◆ **WHAT IS NEEDED**
Write again exactly the lines in the listing below, starting at the line with "Write the TikZ code for this diagram." and ending at the line with "(0,0) rectangle (440,427);", both included. Pictures are not copied.

◆ **MATERIAL**
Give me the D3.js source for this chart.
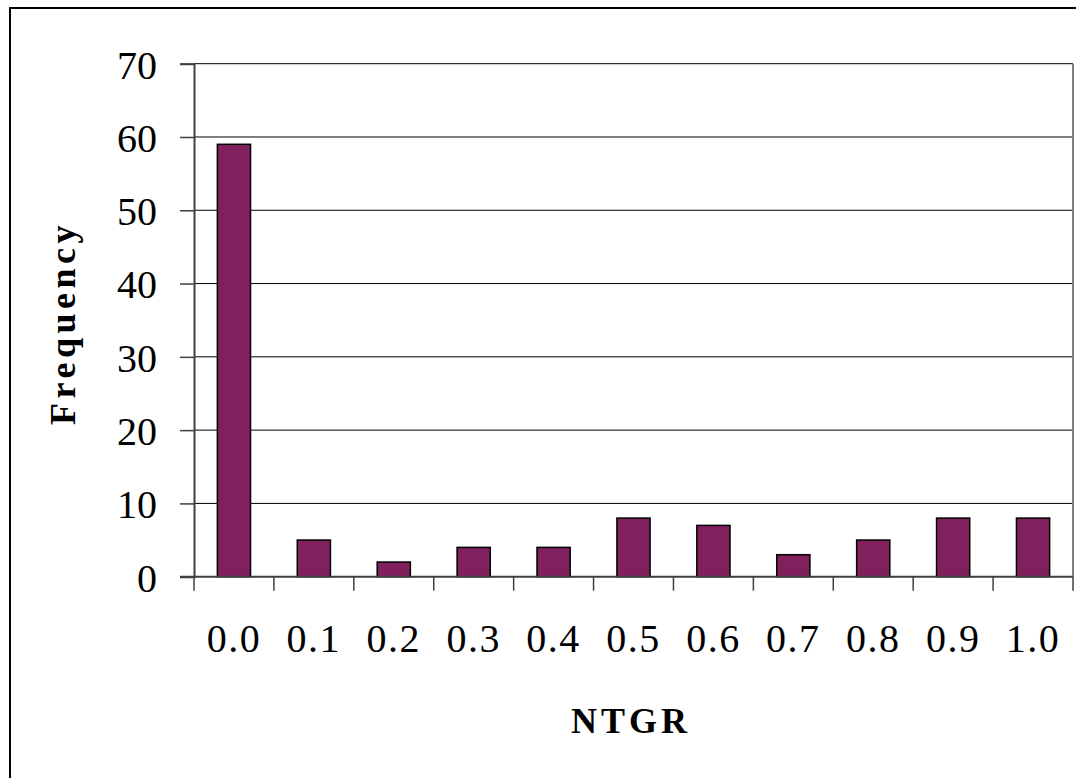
<!DOCTYPE html>
<html><head><meta charset="utf-8">
<script src="https://cdn.jsdelivr.net/npm/d3@7"></script>
<style>html,body{margin:0;padding:0;background:#fff;}svg{display:block;}</style>
</head><body>
<svg id="c" width="1076" height="778"></svg>
<script>
const categories = ["0.0","0.1","0.2","0.3","0.4","0.5","0.6","0.7","0.8","0.9","1.0"];
const frequency = [59, 5, 2, 4, 4, 8, 7, 3, 5, 8, 8];
const yTicks = [0, 10, 20, 30, 40, 50, 60, 70];

const svg = d3.select("#c");
const pL = 194, pR = 1073, pT = 63.7, pB = 576.7;
const serif = "'Liberation Serif','Times New Roman',serif";

// outer frame (extends beyond the window on right/bottom)
svg.append("rect").attr("x", 10).attr("y", 8).attr("width", 1100).attr("height", 800)
  .attr("fill", "none").attr("stroke", "#000").attr("stroke-width", 2);

const x = d3.scaleBand().domain(categories).range([pL, pR]).paddingInner(0.585).paddingOuter(0.2925);
const xb = d3.scaleBand().domain(categories).range([pL, pR]);
const y = d3.scaleLinear().domain([0, 70]).range([pB, pT]);

// gridlines
svg.append("g").selectAll("line").data(yTicks.filter(d => d > 0)).join("line")
  .attr("x1", pL).attr("x2", pR).attr("y1", d => y(d)).attr("y2", d => y(d))
  .attr("stroke", "#000").attr("stroke-width", 1);

// plot right border
svg.append("line").attr("x1", pR).attr("x2", pR).attr("y1", pT).attr("y2", pB)
  .attr("stroke", "#808080").attr("stroke-width", 2);

// bars
svg.append("g").selectAll("rect").data(frequency).join("rect")
  .attr("x", (d, i) => x(categories[i])).attr("width", x.bandwidth())
  .attr("y", d => y(d)).attr("height", d => pB - y(d))
  .attr("fill", "#80205f").attr("stroke", "#000").attr("stroke-width", 1.5);

// y axis
const yAxis = d3.axisLeft(y).tickValues(yTicks).tickSize(14).tickPadding(23).tickFormat(d3.format("d"));
const gy = svg.append("g").attr("transform", `translate(${pL},0)`).call(yAxis);
gy.select(".domain").attr("stroke", "#404040").attr("stroke-width", 2);
gy.selectAll(".tick line").attr("stroke", "#404040").attr("stroke-width", 1.5);
gy.selectAll(".tick text").attr("font-family", serif)
  .attr("font-size", 40).attr("fill", "#000").attr("dy", "0.36em");

// x axis: ticks at band boundaries
const bounds = categories.map(c => xb(c)).concat([pR]);
const gx = svg.append("g");
gx.append("line").attr("x1", pL - 14).attr("x2", pR).attr("y1", pB).attr("y2", pB)
  .attr("stroke", "#404040").attr("stroke-width", 2);
gx.selectAll("line.t").data(bounds).join("line").attr("class", "t")
  .attr("x1", d => d).attr("x2", d => d).attr("y1", pB).attr("y2", pB + 14)
  .attr("stroke", "#404040").attr("stroke-width", 1.5);
gx.selectAll("text").data(categories).join("text")
  .attr("x", d => xb(d) + xb.bandwidth() / 2).attr("y", 652)
  .attr("text-anchor", "middle")
  .attr("font-family", serif)
  .attr("font-size", 40).attr("letter-spacing", 1.5).text(d => d);

// axis titles
svg.append("text").attr("transform", `translate(75,323) rotate(-90)`)
  .attr("text-anchor", "middle").attr("font-family", serif)
  .attr("font-weight", "bold").attr("font-size", 36).attr("letter-spacing", 4.5).text("Frequency");
svg.append("text").attr("x", 631).attr("y", 733)
  .attr("text-anchor", "middle").attr("font-family", serif)
  .attr("font-weight", "bold").attr("font-size", 36).attr("letter-spacing", 4).text("NTGR");
</script>
</body></html>
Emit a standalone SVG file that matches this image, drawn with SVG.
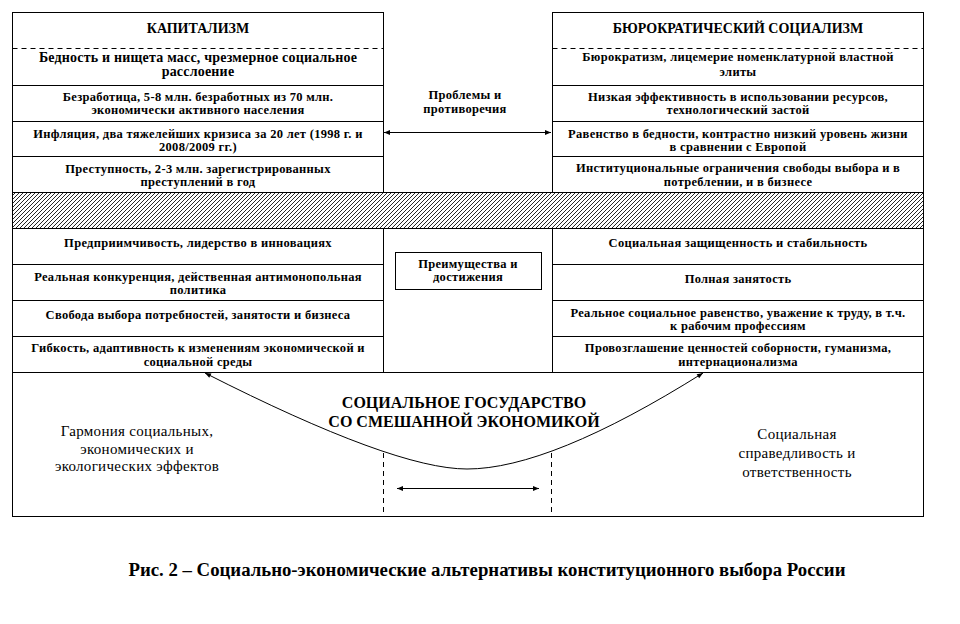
<svg xmlns="http://www.w3.org/2000/svg" width="960" height="624" viewBox="0 0 960 624" font-family="'Liberation Serif', 'DejaVu Serif', serif">
<style>
.box{fill:#fff;stroke:#000;stroke-width:1}
.ln{stroke:#000;stroke-width:1;fill:none}
.dash{stroke:#000;stroke-width:1;stroke-dasharray:5,4;fill:none}
text{font-family:'Liberation Serif','DejaVu Serif',serif;fill:#000;text-anchor:middle}
.h{font-size:14px;font-weight:bold}
.t{font-size:12.5px;font-weight:bold;letter-spacing:0.3px}
.tb{font-size:14px;font-weight:bold;letter-spacing:0.2px}
.ti{font-size:16px;font-weight:bold}
.r{font-size:15px;letter-spacing:0.3px}
.cap{font-size:18px;font-weight:bold}
.con{stroke:#000;stroke-width:1;fill:none}
</style>
<defs>
<pattern id="hatch" patternUnits="userSpaceOnUse" width="4" height="4">
<rect width="4" height="4" fill="#fff"/>
<path d="M-1,1 L1,-1 M0,4 L4,0 M3,5 L5,3" stroke="#000" stroke-width="0.85"/>
</pattern>
<marker id="ah" viewBox="0 0 10 10" refX="10" refY="5" markerWidth="8" markerHeight="6" markerUnits="userSpaceOnUse" orient="auto-start-reverse">
<path d="M0,1 L10,5 L0,9 z" fill="#000"/>
</marker>
</defs>

<g id="capitalism-problems">
<rect class="box" x="12.5" y="12.5" width="371" height="180"/>
<line class="dash" x1="12.5" y1="48.5" x2="383.5" y2="48.5"/>
<line class="ln" x1="12.5" y1="85.5" x2="383.5" y2="85.5"/>
<line class="ln" x1="12.5" y1="121.5" x2="383.5" y2="121.5"/>
<line class="ln" x1="12.5" y1="156.5" x2="383.5" y2="156.5"/>
<text class="h" x="198" y="33">КАПИТАЛИЗМ</text>
<text class="tb" x="198" y="62">Бедность и нищета масс, чрезмерное социальное</text>
<text class="tb" x="198" y="76">расслоение</text>
<text class="t" x="198" y="101">Безработица, 5-8 млн. безработных из 70 млн.</text>
<text class="t" x="198" y="114">экономически активного населения</text>
<text class="t" x="198" y="138">Инфляция, два тяжелейших кризиса за 20 лет (1998 г. и</text>
<text class="t" x="198" y="151">2008/2009 гг.)</text>
<text class="t" x="198" y="173">Преступность, 2-3 млн. зарегистрированных</text>
<text class="t" x="198" y="186">преступлений в год</text>
</g>

<g id="socialism-problems">
<rect class="box" x="552.5" y="12.5" width="371" height="180"/>
<line class="dash" x1="552.5" y1="48.5" x2="923.5" y2="48.5"/>
<line class="ln" x1="552.5" y1="85.5" x2="923.5" y2="85.5"/>
<line class="ln" x1="552.5" y1="121.5" x2="923.5" y2="121.5"/>
<line class="ln" x1="552.5" y1="156.5" x2="923.5" y2="156.5"/>
<text class="h" x="738" y="33">БЮРОКРАТИЧЕСКИЙ СОЦИАЛИЗМ</text>
<text class="t" x="738" y="61">Бюрократизм, лицемерие номенклатурной властной</text>
<text class="t" x="738" y="76">элиты</text>
<text class="t" x="738" y="101">Низкая эффективность в использовании ресурсов,</text>
<text class="t" x="738" y="114">технологический застой</text>
<text class="t" x="738" y="138">Равенство в бедности, контрастно низкий уровень жизни</text>
<text class="t" x="738" y="151">в сравнении с Европой</text>
<text class="t" x="738" y="172">Институциональные ограничения свободы выбора и в</text>
<text class="t" x="738" y="186">потреблении, и в бизнесе</text>
</g>

<g id="problems-label">
<text class="t" x="465" y="99">Проблемы и</text>
<text class="t" x="465" y="113">противоречия</text>
</g>

<g id="divider">
<rect x="12.5" y="192.5" width="911" height="36" fill="url(#hatch)" stroke="#000" stroke-width="1"/>
</g>

<g id="capitalism-advantages">
<rect class="box" x="12.5" y="228.5" width="371" height="144"/>
<line class="ln" x1="12.5" y1="264.5" x2="383.5" y2="264.5"/>
<line class="ln" x1="12.5" y1="300.5" x2="383.5" y2="300.5"/>
<line class="ln" x1="12.5" y1="336.5" x2="383.5" y2="336.5"/>
<text class="t" x="198" y="247">Предприимчивость, лидерство в инновациях</text>
<text class="t" x="198" y="281">Реальная конкуренция, действенная антимонопольная</text>
<text class="t" x="198" y="294">политика</text>
<text class="t" x="198" y="319">Свобода выбора потребностей, занятости и бизнеса</text>
<text class="t" x="198" y="352">Гибкость, адаптивность к изменениям экономической и</text>
<text class="t" x="198" y="366">социальной среды</text>
</g>

<g id="socialism-advantages">
<rect class="box" x="552.5" y="228.5" width="371" height="144"/>
<line class="ln" x1="552.5" y1="264.5" x2="923.5" y2="264.5"/>
<line class="ln" x1="552.5" y1="300.5" x2="923.5" y2="300.5"/>
<line class="ln" x1="552.5" y1="336.5" x2="923.5" y2="336.5"/>
<text class="t" x="738" y="247">Социальная защищенность и стабильность</text>
<text class="t" x="738" y="283">Полная занятость</text>
<text class="t" x="738" y="317">Реальное социальное равенство, уважение к труду, в т.ч.</text>
<text class="t" x="738" y="330">к рабочим профессиям</text>
<text class="t" x="738" y="352">Провозглашение ценностей соборности, гуманизма,</text>
<text class="t" x="738" y="366">интернационализма</text>
</g>

<g id="advantages-label">
<rect class="box" x="395.5" y="252.5" width="146" height="37"/>
<text class="t" x="468" y="268">Преимущества и</text>
<text class="t" x="468" y="281">достижения</text>
</g>

<g id="social-state">
<rect class="box" x="12.5" y="372.5" width="911" height="144"/>
<line class="dash" x1="383.5" y1="453" x2="383.5" y2="516"/>
<line class="dash" x1="551.5" y1="453" x2="551.5" y2="516"/>
<text class="ti" x="464" y="408">СОЦИАЛЬНОЕ ГОСУДАРСТВО</text>
<text class="ti" x="464" y="427">СО СМЕШАННОЙ ЭКОНОМИКОЙ</text>
</g>

<g id="harmony">
<text class="r" x="137" y="436">Гармония социальных,</text>
<text class="r" x="137" y="454">экономических и</text>
<text class="r" x="137" y="471">экологических эффектов</text>
</g>

<g id="justice">
<text class="r" x="797" y="439">Социальная</text>
<text class="r" x="797" y="458">справедливость и</text>
<text class="r" x="797" y="477">ответственность</text>
</g>

<g id="connectors">
<line class="con" x1="384" y1="132.5" x2="551" y2="132.5" marker-start="url(#ah)" marker-end="url(#ah)"/>
<path class="con" d="M205,373 Q394,469 467,469 Q550,469 703,373" marker-start="url(#ah)" marker-end="url(#ah)"/>
<line class="con" x1="397" y1="488.5" x2="539" y2="488.5" marker-start="url(#ah)" marker-end="url(#ah)"/>
</g>

<text class="cap" x="487" y="576" textLength="717" lengthAdjust="spacingAndGlyphs">Рис. 2 – Социально-экономические альтернативы конституционного выбора России</text>
</svg>
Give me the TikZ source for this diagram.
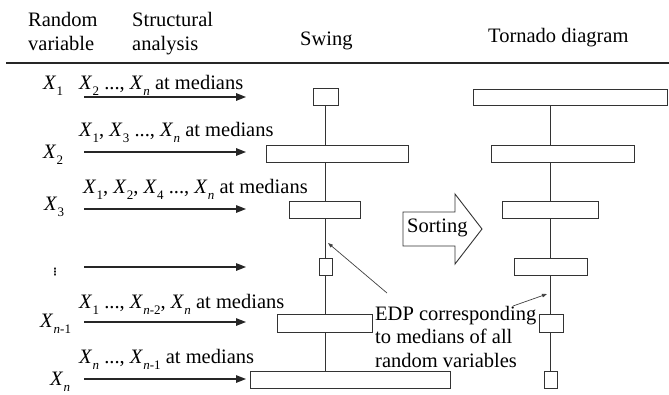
\documentclass[tikz,border=0pt]{standalone}
\usepackage{fontspec}
\setmainfont{Liberation Serif}
\newfontfamily\symfont{DejaVu Sans}
\usetikzlibrary{arrows.meta,backgrounds}
\newcommand{\xv}[1]{\textit{X}\kern0.3pt\raisebox{-6.5pt}{\fontsize{13}{13}\selectfont #1}}
\begin{document}
\begin{tikzpicture}[x=1pt,y=-1pt,
  every node/.style={inner sep=0pt, text=black},
  txt/.style={anchor=base west, font=\rmfamily\fontsize{20.5}{23.5}\selectfont},
  bar/.style={draw=black!80, line width=0.9pt, fill=white, minimum height=17pt},
  feed/.style={draw=black!85, line width=1.4pt, -{Triangle[length=10pt,width=7.5pt]}},
  note/.style={draw=black!75, line width=0.7pt, -{Triangle[length=5pt,width=3.5pt]}},
  axisline/.style={draw=black!80, line width=0.9pt},
  rule/.style={draw=black!85, line width=2.6pt}]
\useasboundingbox (0,0) rectangle (669,394);

% header
\node[txt] (h1) at (28,26) {Random};
\node[txt] (h2) at (28,50) {variable};
\node[txt] (h3) at (132,26) {Structural};
\node[txt] (h4) at (132,50) {analysis};
\node[txt] (h5) at (300,45) {Swing};
\node[txt] (h6) at (488,42) {Tornado diagram};
\coordinate (rl) at (6,63);
\coordinate (rr) at (669,63);
\draw[rule] (rl) -- (rr);

% swing bars
\node[bar, minimum width=25pt] (s1) at (325.5,97) {};
\node[bar, minimum width=142pt] (s2) at (337,153.5) {};
\node[bar, minimum width=71pt] (s3) at (324.5,210) {};
\node[bar, minimum width=13pt] (s4) at (325.5,266.5) {};
\node[bar, minimum width=95pt, minimum height=18pt] (s5) at (324.5,323) {};
\node[bar, minimum width=200pt] (s6) at (350,379.5) {};

% tornado bars
\node[bar, minimum width=194pt, minimum height=16pt] (t1) at (570,97) {};
\node[bar, minimum width=143pt] (t2) at (562.5,153.5) {};
\node[bar, minimum width=96pt] (t3) at (550,210) {};
\node[bar, minimum width=73pt] (t4) at (550.5,267) {};
\node[bar, minimum width=24pt, minimum height=18pt] (t5) at (551,323) {};
\node[bar, minimum width=13pt] (t6) at (550.5,379.5) {};

\begin{pgfonlayer}{background}
\draw[axisline] (s1.center) -- (s1.center |- s6.center);
\draw[axisline] (t6.center) -- (t6.center |- t1.center);
\end{pgfonlayer}

% row labels
\node[txt] (r1) at (43,89) {\xv{1}};
\node[txt] (r2) at (43,158) {\xv{2}};
\node[txt] (r3) at (44,210) {\xv{3}};
\node[font=\symfont\bfseries\fontsize{10}{10}\selectfont] (r4) at (55,272) {⋮};
\node[txt] (r5) at (40,327) {\xv{\textit{n}-1}};
\node[txt] (r6) at (50,385) {\xv{\textit{n}}};

% structural analysis labels
\node[txt] (l1) at (79,89) {\xv{2} ..., \xv{\textit{n}} at medians};
\node[txt] (l2) at (79,136) {\xv{1}, \xv{3} ..., \xv{\textit{n}} at medians};
\node[txt] (l3) at (83,193) {\xv{1}, \xv{2}, \xv{4} ..., \xv{\textit{n}} at medians};
\node[txt] (l5) at (79,308) {\xv{1} ..., \xv{\textit{n}-2}, \xv{\textit{n}} at medians};
\node[txt] (l6) at (79,363) {\xv{\textit{n}} ..., \xv{\textit{n}-1} at medians};

% feed arrows
\foreach \i/\y in {1/97,2/152,3/209,4/267,5/322,6/379}{
  \coordinate (a\i s) at (84,\y);
  \coordinate (a\i e) at (246,\y);
  \draw[feed] (a\i s) -- (a\i e);
}

% sorting arrow
\draw[axisline, fill=white, line join=miter] (403,212) -- (455,212) -- (455,194) -- (482,229)
  -- (455,264) -- (455,246) -- (403,246) -- cycle;
\node[txt] (sort) at (407,232) {Sorting};

% EDP note
\node[anchor=north west, align=left, font=\rmfamily\fontsize{20.5}{23.5}\selectfont] (edp) at (375,306)
  {EDP corresponding\\to medians of all\\random variables};
\coordinate (n1s) at (387,293);
\coordinate (n1e) at (328,243);
\coordinate (n2s) at (513,306);
\coordinate (n2e) at (547,294);
\draw[note] (n1s) -- (n1e);
\draw[note] (n2s) -- (n2e);
\end{tikzpicture}
\end{document}
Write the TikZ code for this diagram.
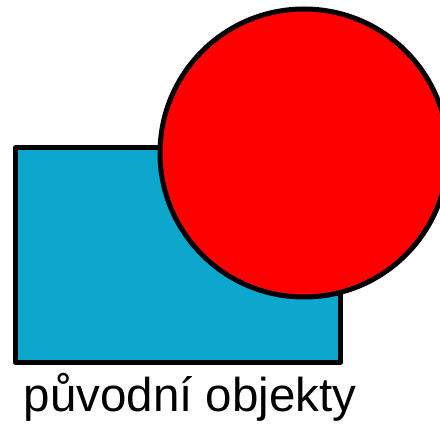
\documentclass[tikz,border=0pt]{standalone}
\usepackage{fontspec}
\setmainfont{Liberation Sans}
\usepackage{xcolor}
\usetikzlibrary{positioning}
\definecolor{objblue}{RGB}{13,167,206}
\definecolor{objred}{RGB}{255,0,0}
\tikzset{shapeline/.style={draw=black,line width=5pt,line join=round}}

\begin{document}
\begin{tikzpicture}[x=1pt,y=-1pt]
            \useasboundingbox (0,0) rectangle (440,427);

            \filldraw[shapeline,fill=objblue] (15.5,147.5) rectangle (340.5,362.5);
            \filldraw[shapeline,fill=objred] (304,153) circle (144);

 \node[anchor=base,inner sep=0pt,font=\fontsize{47.5}{52}\selectfont] (caption) at (190,412) {původní objekty};
        \end{tikzpicture}
\end{document}
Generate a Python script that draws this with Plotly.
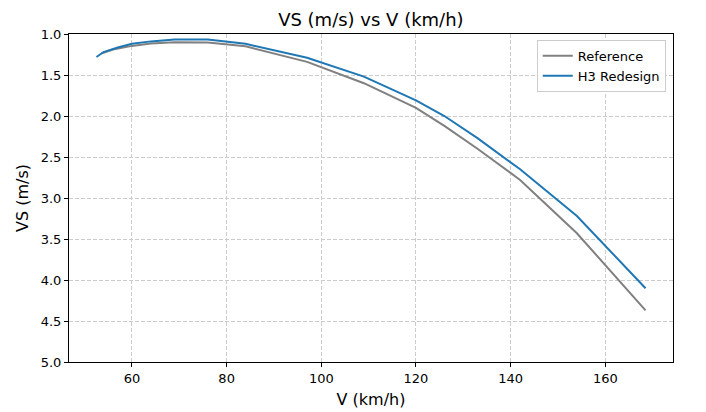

◆ **ANSWER TO THIS EXERCISE**
Write the TikZ code for this diagram.
\documentclass[tikz,border=0pt]{standalone}
\usepackage{fontspec}
\setmainfont{Liberation Sans}
\usepackage{xcolor}
\usetikzlibrary{positioning}
\definecolor{objblue}{RGB}{13,167,206}
\definecolor{objred}{RGB}{255,0,0}
\tikzset{shapeline/.style={draw=black,line width=5pt,line join=round}}

\begin{document}
\begin{tikzpicture}[x=1pt,y=-1pt]
            \useasboundingbox (0,0) rectangle (440,427);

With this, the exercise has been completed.